CWA 2007 R2 Certificate Requirements
Just finished banging my head against the wall on this one. With the original release of OCS 2007 I would typically place a wildcard certificate on the internal Communicator Web Access virtual server. I’ve found that most of my clients don’t have their internal Root CA certificates installed on Linux or Mac machines so using the wildcard avoided any kind of certificate trust errors. No dice in R2. Using a wildcard seems to break pieces of CWA (at least for an implementation collocated on a Front-End server).
The R2 documentation (as if I would read that first…) lays out that you actually need the machine FQDN on the virtual server certificate.
Subject Name: Matches the URL of the Communicator Web Access site. For example, if the URL is https://im.contoso.com then the certificate should have im.contoso.com as subject name.
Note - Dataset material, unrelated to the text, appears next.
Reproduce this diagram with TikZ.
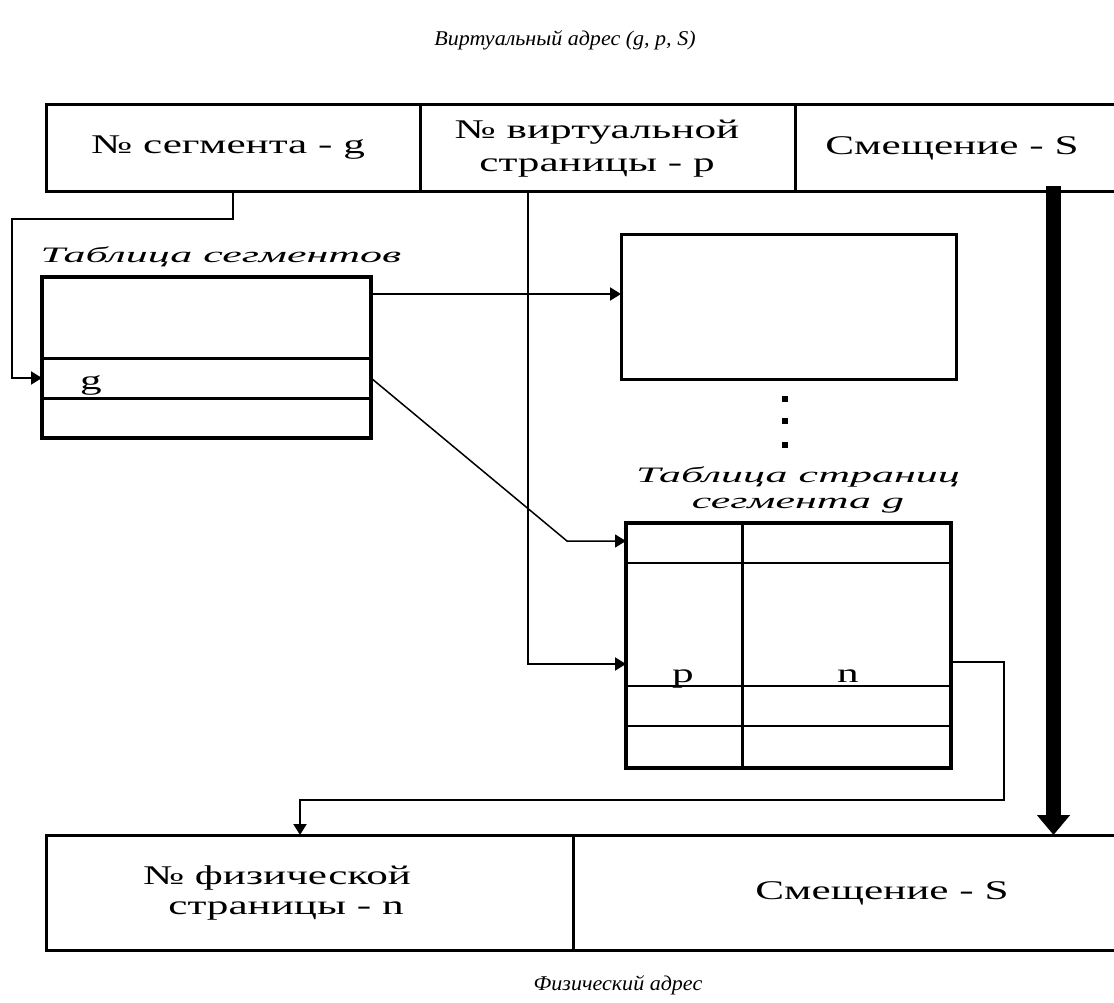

Subject Alternative Names: Includes the following: The URL of the Communicator Web Access site. The as URL. The download URL. The fully qualified domain name (FQDN) of the Communicator Web Access server.
This doesn’t really lay out what to do if you have a differing internal and SIP domains. So in my case, internal domain is ptown.local, SIP domain is confusedamused.com. CWA server FQDN is cwa.ptown.local and my published CWA url is im.confusedamused.com. My virtual server cert looks like this:
Subject Name: im.confusedamused.com
Subject Alternative Names: im.confusedamused.com,as.im.confusedamused.com,download.im.confusedamused.com,cwa.ptown.local
Without that last SAN entry you can sign in, but you’ll see the IE information bar indicate a certificate error when you try to initiate a chat with someone. It must be trying to reach the machine FQDN and when it doesn’t see the name on the cert it throws an error. This is probably the part that doesn’t work with the wildcard as well.
The error you’ll see in IE is this:
To help protect your security, Internet Explorer has blocked this website from displaying content with security certificate errors.
So what’s this mean? Better start getting those Root CA certs out to your Linux and Mac clients.